Take the United flight from Los Angeles to Chicago: The fare difference between basic economy and regular economy was $80 round trip. Paying $13 each way for an aisle seat would still put you ahead $54. (Note, though, that United is the only airlines that forbids basic-economy passengers from bringing a standard carry-on bag. Only personal items that fit underneath the seat are allowed, and the policy is strictly enforced.)
Conversely, paying Delta $29 each way for a seat assignment on the Atlanta-New York trip would wipe out the $40 round trip savings between basic economy and regular economy.
My one-way American basic economy ticket from Chicago to Las Vegas was $35 cheaper than regular economy. A $9 seat fee would have still made it a deal, the $45 I ended up paying, not so much.
One challenge here for ticket shoppers: only United lets you see the basic economy seat fees in advance on its website (though American does if it's an international flight.) So if assigned seats are critical to you, do the math using samples from this story..

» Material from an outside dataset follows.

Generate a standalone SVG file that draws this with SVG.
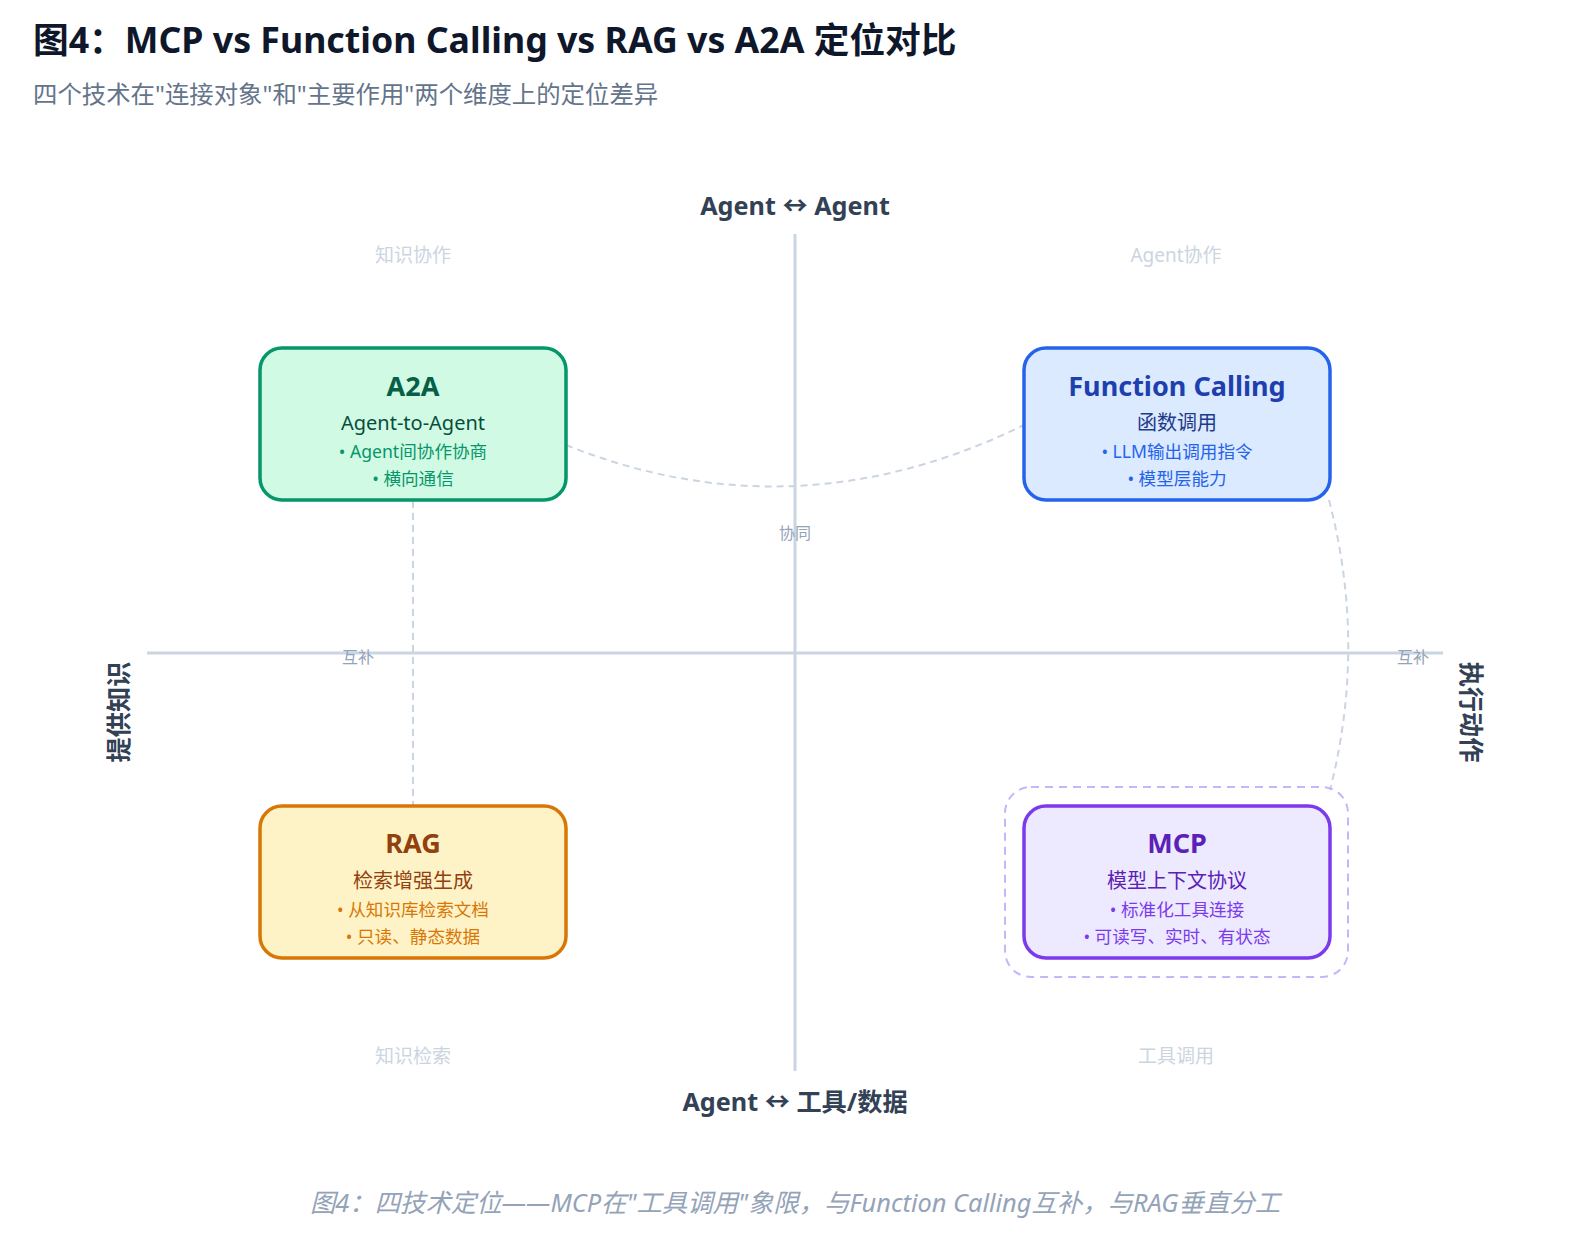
<svg xmlns="http://www.w3.org/2000/svg" width="1580" height="1244" viewBox="0 0 1580 1244">
<style>
text{font-family:"Noto Sans","Noto Sans CJK SC",sans-serif}
.title{font-size:35.7px;font-weight:700;fill:#0f172a}
.subtitle{font-size:24.4px;fill:#64748b}
.axis{stroke:#cbd5e1;stroke-width:3}
.axlab{font-size:25.2px;font-weight:700;fill:#334155;text-anchor:middle}
.quad{font-size:19px;fill:#cbd5e1;text-anchor:middle}
.conn{fill:none;stroke:#cbd5e1;stroke-width:2;stroke-dasharray:7 5}
.clab{font-size:16px;fill:#94a3b8;text-anchor:middle}
.box{stroke-width:3.5}
.nt{font-size:27px;font-weight:700;text-anchor:middle}
.ns{font-size:20px;text-anchor:middle}
.nb{font-size:17.6px;text-anchor:middle}
.caption{font-size:25.4px;font-style:italic;fill:#94a3b8;text-anchor:middle}
</style>
<rect width="1580" height="1244" fill="#ffffff"/>
<text class="title" x="33" y="53">图4：MCP vs Function Calling vs RAG vs A2A 定位对比</text>
<text class="subtitle" x="33" y="103">四个技术在"连接对象"和"主要作用"两个维度上的定位差异</text>

<g id="axes">
<line class="axis" x1="795" y1="234" x2="795" y2="1071"/>
<line class="axis" x1="147" y1="653" x2="1443" y2="653"/>
<text class="axlab" x="795" y="215">Agent ↔ Agent</text>
<text class="axlab" x="795" y="1111">Agent ↔ 工具/数据</text>
<text class="axlab" transform="translate(128,712) rotate(-90)">提供知识</text>
<text class="axlab" transform="translate(1462,712) rotate(90)">执行动作</text>
<text class="quad" x="413" y="262">知识协作</text>
<text class="quad" x="1176" y="262">Agent协作</text>
<text class="quad" x="413" y="1063">知识检索</text>
<text class="quad" x="1176" y="1063">工具调用</text>
</g>

<g id="connectors">
<path class="conn" d="M566,445 Q795,537 1024,425"/>
<text class="clab" x="795" y="539">协同</text>
<line class="conn" x1="413" y1="501" x2="413" y2="806"/>
<text class="clab" x="358" y="663">互补</text>
<path class="conn" d="M1329,500 Q1367,645 1330,790"/>
<text class="clab" x="1413" y="663">互补</text>
</g>

<g id="node-a2a">
<rect class="box" x="260" y="348" width="306" height="152" rx="22" fill="#d1fae5" stroke="#059669"/>
<text class="nt" x="413" y="396" fill="#065f46">A2A</text>
<text class="ns" x="413" y="430" fill="#064e3b">Agent-to-Agent</text>
<text class="nb" x="413" y="458" fill="#059669">• Agent间协作协商</text>
<text class="nb" x="413" y="485" fill="#059669">• 横向通信</text>
</g>

<g id="node-fc">
<rect class="box" x="1024" y="348" width="306" height="152" rx="22" fill="#dbeafe" stroke="#2563eb"/>
<text class="nt" x="1177" y="396" fill="#1e40af">Function Calling</text>
<text class="ns" x="1177" y="430" fill="#1e3a8a">函数调用</text>
<text class="nb" x="1177" y="458" fill="#2563eb">• LLM输出调用指令</text>
<text class="nb" x="1177" y="485" fill="#2563eb">• 模型层能力</text>
</g>

<g id="node-rag">
<rect class="box" x="260" y="806" width="306" height="152" rx="22" fill="#fef3c7" stroke="#d97706"/>
<text class="nt" x="413" y="853" fill="#92400e">RAG</text>
<text class="ns" x="413" y="888" fill="#92400e">检索增强生成</text>
<text class="nb" x="413" y="916" fill="#d97706">• 从知识库检索文档</text>
<text class="nb" x="413" y="943" fill="#d97706">• 只读、静态数据</text>
</g>

<g id="node-mcp">
<rect x="1005" y="787" width="343" height="190" rx="26" fill="none" stroke="#c4b5fd" stroke-width="2" stroke-dasharray="8 6"/>
<rect class="box" x="1024" y="806" width="306" height="152" rx="22" fill="#ede9fe" stroke="#7c3aed"/>
<text class="nt" x="1177" y="853" fill="#5b21b6">MCP</text>
<text class="ns" x="1177" y="888" fill="#5b21b6">模型上下文协议</text>
<text class="nb" x="1177" y="916" fill="#7c3aed">• 标准化工具连接</text>
<text class="nb" x="1177" y="943" fill="#7c3aed">• 可读写、实时、有状态</text>
</g>

<text class="caption" x="795" y="1212">图4：四技术定位——MCP在"工具调用"象限，与Function Calling互补，与RAG垂直分工</text>
</svg>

4) Buying a regular economy ticket instead of a basic economy ticket does NOT guarantee you will get your pick of seats without paying a fee.
In their side-by-side comparisons of basic economy versus regular economy tickets on their websites, American, United and Delta each tout the opportunity to select your seat as a benefit of regular economy tickets.
Read closely though and you'll see the qualifiers: American says "fee may apply,'' Delta says you can select "available seats'' and United says "complimentary seat assignments are offered when available.''
Depending on the flight and how far in advance you book, your only choices might be a free middle seat, or there may not be two seats together. The flights I spot-checked had free seats available when buying a regular economy ticket, but plenty of the seats were for sale.
Seat fees have become so prevalent, many travelers mistakenly think they are getting more legroom, a cushier seat or other perks by paying the fee. Those perks are reserved for travelers paying an even higher fare or seat price.